→ EXTRACTED INFORMATION:
----------------------------------------
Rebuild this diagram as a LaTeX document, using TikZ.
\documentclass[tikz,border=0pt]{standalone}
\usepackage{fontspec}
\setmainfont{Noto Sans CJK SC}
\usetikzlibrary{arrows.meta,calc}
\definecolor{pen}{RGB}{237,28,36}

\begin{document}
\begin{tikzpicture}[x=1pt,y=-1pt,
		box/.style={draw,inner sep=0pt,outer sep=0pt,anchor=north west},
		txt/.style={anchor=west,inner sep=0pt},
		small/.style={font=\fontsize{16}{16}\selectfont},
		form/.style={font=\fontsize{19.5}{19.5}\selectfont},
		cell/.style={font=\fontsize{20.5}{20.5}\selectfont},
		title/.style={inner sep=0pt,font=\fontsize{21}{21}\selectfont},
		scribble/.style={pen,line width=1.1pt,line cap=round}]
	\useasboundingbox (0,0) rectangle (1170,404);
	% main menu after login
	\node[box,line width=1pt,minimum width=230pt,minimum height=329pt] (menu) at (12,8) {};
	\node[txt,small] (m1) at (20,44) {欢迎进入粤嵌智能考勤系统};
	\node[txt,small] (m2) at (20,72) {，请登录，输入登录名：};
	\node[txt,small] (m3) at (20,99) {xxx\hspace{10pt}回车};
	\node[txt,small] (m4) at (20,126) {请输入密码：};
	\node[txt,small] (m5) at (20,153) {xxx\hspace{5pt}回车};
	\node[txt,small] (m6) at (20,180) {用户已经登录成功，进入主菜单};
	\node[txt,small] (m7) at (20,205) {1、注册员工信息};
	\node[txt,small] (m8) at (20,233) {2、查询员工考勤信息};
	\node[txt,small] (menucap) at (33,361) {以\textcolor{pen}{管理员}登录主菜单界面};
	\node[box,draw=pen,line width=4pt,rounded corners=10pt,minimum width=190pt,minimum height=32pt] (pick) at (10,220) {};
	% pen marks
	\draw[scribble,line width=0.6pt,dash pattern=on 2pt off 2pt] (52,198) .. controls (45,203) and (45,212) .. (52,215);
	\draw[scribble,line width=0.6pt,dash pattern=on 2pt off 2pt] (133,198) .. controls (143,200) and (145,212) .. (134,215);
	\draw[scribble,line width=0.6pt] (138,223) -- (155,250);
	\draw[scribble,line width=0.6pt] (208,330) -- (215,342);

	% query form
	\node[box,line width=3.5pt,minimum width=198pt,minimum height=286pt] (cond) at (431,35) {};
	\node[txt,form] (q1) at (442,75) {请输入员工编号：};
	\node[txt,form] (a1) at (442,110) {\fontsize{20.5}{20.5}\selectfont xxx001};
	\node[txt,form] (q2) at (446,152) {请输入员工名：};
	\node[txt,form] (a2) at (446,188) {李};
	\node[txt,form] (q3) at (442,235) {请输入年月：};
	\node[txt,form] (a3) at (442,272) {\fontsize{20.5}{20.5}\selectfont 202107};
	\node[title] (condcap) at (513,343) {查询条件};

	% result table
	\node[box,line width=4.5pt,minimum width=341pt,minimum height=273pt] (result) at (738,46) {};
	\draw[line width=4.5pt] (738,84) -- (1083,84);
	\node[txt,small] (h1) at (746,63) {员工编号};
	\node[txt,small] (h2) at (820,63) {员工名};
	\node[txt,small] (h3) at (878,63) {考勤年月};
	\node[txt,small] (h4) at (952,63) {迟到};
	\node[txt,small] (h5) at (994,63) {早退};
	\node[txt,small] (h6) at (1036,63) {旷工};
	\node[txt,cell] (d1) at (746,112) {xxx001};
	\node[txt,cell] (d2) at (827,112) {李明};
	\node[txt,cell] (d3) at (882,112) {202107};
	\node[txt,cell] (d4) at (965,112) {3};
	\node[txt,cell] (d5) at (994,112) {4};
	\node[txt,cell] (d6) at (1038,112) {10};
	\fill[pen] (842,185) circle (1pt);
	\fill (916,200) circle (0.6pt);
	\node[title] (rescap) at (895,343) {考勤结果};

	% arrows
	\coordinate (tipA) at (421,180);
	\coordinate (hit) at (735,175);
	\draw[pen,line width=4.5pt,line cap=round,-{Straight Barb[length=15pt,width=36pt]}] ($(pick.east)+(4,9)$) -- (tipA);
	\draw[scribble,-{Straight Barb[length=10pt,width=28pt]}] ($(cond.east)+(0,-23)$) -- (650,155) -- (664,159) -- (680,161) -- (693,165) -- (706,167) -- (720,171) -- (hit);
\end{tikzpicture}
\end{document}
----------------------------------------
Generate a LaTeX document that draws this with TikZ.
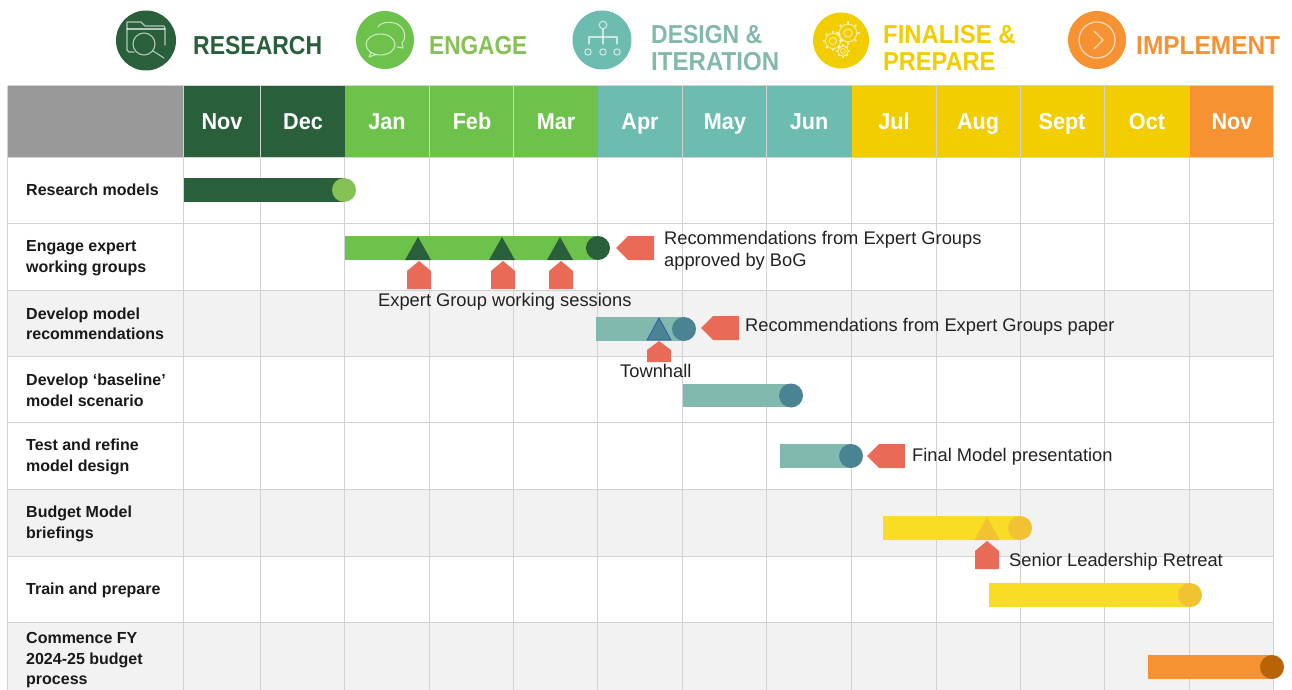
----------------------------------------
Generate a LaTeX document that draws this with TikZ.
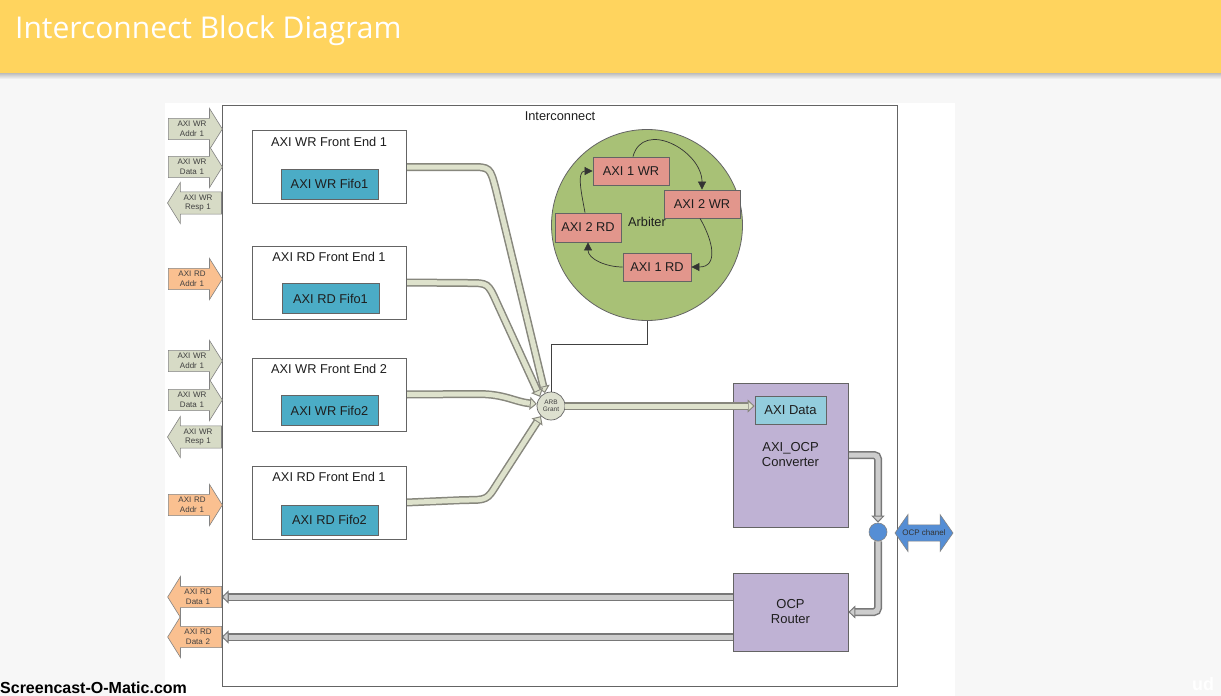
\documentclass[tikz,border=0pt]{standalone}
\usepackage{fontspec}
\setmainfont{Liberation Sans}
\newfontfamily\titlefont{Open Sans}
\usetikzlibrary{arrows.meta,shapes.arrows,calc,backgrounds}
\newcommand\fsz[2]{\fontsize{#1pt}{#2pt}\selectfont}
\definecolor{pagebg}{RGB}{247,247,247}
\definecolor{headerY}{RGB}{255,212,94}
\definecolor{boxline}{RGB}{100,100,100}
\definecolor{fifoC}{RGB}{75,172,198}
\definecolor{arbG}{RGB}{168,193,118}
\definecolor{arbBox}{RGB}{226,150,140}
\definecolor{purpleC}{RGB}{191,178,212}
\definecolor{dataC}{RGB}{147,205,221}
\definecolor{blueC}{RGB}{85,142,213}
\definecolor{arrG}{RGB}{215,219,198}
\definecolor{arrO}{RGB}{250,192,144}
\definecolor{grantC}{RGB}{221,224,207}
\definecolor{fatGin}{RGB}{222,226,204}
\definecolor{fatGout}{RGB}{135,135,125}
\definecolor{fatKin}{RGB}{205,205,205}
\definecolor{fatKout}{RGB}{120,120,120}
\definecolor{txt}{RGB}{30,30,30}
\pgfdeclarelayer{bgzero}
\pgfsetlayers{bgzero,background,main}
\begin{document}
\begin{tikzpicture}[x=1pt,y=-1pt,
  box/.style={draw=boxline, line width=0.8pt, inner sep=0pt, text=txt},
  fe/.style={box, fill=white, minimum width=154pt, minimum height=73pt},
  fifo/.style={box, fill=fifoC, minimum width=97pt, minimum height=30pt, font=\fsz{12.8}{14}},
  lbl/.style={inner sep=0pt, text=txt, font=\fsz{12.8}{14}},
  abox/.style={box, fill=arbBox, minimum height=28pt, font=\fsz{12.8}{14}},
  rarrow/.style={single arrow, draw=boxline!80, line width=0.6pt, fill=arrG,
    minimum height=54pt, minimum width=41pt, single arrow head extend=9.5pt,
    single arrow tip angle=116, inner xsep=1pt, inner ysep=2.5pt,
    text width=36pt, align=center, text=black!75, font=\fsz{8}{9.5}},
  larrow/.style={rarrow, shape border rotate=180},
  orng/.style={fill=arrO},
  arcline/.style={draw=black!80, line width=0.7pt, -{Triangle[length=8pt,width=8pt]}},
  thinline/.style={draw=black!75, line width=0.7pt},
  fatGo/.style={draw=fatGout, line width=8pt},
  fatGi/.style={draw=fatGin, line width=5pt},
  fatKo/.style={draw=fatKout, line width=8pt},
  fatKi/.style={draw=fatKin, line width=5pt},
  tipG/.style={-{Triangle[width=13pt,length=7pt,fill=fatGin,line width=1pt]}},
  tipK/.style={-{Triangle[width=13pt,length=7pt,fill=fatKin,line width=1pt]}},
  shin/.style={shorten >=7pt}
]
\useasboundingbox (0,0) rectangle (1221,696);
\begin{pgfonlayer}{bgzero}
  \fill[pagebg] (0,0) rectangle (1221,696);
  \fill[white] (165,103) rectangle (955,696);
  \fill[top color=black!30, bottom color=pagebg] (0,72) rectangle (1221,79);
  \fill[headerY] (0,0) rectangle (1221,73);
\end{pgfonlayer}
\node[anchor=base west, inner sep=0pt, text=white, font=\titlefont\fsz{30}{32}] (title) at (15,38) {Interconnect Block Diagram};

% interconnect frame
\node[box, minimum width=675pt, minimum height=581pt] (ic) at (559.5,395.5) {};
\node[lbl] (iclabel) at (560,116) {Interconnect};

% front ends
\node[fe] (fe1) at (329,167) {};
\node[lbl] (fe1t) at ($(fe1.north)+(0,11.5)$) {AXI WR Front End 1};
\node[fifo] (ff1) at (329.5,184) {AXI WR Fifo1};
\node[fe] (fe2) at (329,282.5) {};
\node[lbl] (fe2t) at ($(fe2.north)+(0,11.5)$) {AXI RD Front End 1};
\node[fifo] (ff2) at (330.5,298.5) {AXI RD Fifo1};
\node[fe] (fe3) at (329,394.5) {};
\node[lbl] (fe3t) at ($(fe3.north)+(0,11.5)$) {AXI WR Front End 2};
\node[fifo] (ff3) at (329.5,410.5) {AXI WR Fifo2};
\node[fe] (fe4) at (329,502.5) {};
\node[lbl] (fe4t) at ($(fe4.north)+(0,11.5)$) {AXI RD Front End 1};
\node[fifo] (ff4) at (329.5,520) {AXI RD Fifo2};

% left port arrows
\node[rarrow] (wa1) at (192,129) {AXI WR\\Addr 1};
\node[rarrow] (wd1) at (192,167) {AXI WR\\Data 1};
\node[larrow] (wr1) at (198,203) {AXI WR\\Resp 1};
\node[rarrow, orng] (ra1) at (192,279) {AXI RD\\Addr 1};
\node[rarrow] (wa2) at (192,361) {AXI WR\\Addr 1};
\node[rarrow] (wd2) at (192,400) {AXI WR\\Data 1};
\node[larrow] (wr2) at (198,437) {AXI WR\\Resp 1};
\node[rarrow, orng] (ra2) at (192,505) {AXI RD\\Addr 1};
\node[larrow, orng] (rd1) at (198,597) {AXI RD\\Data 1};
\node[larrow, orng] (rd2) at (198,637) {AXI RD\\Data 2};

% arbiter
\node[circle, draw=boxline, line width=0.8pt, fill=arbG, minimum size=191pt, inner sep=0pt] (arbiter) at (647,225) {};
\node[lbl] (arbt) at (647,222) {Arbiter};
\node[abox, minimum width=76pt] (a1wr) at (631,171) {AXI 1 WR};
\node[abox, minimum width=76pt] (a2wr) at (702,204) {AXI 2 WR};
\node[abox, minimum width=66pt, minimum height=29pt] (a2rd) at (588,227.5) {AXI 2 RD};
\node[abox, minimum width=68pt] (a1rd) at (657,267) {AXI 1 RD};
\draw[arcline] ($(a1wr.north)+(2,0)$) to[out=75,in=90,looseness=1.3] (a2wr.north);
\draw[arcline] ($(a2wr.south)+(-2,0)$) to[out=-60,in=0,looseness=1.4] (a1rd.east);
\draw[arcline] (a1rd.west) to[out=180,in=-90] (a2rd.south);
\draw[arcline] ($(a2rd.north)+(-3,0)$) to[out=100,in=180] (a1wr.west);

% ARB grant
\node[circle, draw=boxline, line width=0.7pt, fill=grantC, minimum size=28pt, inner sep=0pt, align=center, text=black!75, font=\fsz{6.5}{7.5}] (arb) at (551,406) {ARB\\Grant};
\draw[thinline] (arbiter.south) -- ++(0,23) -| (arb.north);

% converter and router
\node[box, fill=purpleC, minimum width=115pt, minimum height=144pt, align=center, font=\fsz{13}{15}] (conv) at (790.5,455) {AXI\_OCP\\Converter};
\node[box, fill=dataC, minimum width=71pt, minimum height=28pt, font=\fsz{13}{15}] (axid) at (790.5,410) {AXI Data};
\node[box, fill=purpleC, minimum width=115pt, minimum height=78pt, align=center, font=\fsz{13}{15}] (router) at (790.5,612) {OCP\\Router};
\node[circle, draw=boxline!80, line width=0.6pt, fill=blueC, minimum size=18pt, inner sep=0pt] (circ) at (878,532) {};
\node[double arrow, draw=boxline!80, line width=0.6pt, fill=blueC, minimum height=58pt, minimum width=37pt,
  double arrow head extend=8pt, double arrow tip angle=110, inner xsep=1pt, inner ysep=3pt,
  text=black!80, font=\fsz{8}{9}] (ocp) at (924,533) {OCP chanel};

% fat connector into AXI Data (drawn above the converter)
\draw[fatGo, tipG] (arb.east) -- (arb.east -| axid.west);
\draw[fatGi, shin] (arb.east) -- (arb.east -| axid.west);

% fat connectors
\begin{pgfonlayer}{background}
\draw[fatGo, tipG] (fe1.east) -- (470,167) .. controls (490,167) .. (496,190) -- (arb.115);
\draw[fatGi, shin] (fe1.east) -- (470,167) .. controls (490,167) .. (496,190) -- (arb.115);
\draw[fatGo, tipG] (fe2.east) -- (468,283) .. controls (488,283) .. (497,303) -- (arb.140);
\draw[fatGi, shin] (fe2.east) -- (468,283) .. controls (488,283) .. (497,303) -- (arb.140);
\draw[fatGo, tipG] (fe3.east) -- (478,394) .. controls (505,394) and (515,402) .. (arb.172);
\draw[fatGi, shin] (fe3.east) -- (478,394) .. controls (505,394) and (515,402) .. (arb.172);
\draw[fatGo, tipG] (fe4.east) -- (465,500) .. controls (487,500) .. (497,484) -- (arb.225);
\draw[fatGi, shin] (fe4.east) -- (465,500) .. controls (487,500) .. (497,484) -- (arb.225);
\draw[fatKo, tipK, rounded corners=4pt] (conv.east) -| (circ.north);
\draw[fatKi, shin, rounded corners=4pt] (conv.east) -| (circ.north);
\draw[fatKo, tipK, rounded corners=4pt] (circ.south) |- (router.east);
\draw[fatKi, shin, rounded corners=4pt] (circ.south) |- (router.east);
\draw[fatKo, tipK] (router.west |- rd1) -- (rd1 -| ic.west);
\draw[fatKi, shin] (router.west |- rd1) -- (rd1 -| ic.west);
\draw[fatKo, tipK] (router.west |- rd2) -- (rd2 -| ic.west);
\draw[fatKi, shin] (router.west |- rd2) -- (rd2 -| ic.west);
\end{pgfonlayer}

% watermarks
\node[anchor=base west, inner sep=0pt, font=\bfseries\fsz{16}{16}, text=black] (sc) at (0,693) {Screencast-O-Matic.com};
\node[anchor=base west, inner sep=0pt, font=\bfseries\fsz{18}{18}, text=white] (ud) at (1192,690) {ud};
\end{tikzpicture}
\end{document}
----------------------------------------
→ JOB:
Look back at the entries above. Retype the line with "Rebuild this diagram", the line with "(208,330) -- (215,342);", and all lines in between.

→ OUTPUT BELOW:
Rebuild this diagram as a LaTeX document, using TikZ.
\documentclass[tikz,border=0pt]{standalone}
\usepackage{fontspec}
\setmainfont{Noto Sans CJK SC}
\usetikzlibrary{arrows.meta,calc}
\definecolor{pen}{RGB}{237,28,36}

\begin{document}
\begin{tikzpicture}[x=1pt,y=-1pt,
		box/.style={draw,inner sep=0pt,outer sep=0pt,anchor=north west},
		txt/.style={anchor=west,inner sep=0pt},
		small/.style={font=\fontsize{16}{16}\selectfont},
		form/.style={font=\fontsize{19.5}{19.5}\selectfont},
		cell/.style={font=\fontsize{20.5}{20.5}\selectfont},
		title/.style={inner sep=0pt,font=\fontsize{21}{21}\selectfont},
		scribble/.style={pen,line width=1.1pt,line cap=round}]
	\useasboundingbox (0,0) rectangle (1170,404);
	% main menu after login
	\node[box,line width=1pt,minimum width=230pt,minimum height=329pt] (menu) at (12,8) {};
	\node[txt,small] (m1) at (20,44) {欢迎进入粤嵌智能考勤系统};
	\node[txt,small] (m2) at (20,72) {，请登录，输入登录名：};
	\node[txt,small] (m3) at (20,99) {xxx\hspace{10pt}回车};
	\node[txt,small] (m4) at (20,126) {请输入密码：};
	\node[txt,small] (m5) at (20,153) {xxx\hspace{5pt}回车};
	\node[txt,small] (m6) at (20,180) {用户已经登录成功，进入主菜单};
	\node[txt,small] (m7) at (20,205) {1、注册员工信息};
	\node[txt,small] (m8) at (20,233) {2、查询员工考勤信息};
	\node[txt,small] (menucap) at (33,361) {以\textcolor{pen}{管理员}登录主菜单界面};
	\node[box,draw=pen,line width=4pt,rounded corners=10pt,minimum width=190pt,minimum height=32pt] (pick) at (10,220) {};
	% pen marks
	\draw[scribble,line width=0.6pt,dash pattern=on 2pt off 2pt] (52,198) .. controls (45,203) and (45,212) .. (52,215);
	\draw[scribble,line width=0.6pt,dash pattern=on 2pt off 2pt] (133,198) .. controls (143,200) and (145,212) .. (134,215);
	\draw[scribble,line width=0.6pt] (138,223) -- (155,250);
	\draw[scribble,line width=0.6pt] (208,330) -- (215,342);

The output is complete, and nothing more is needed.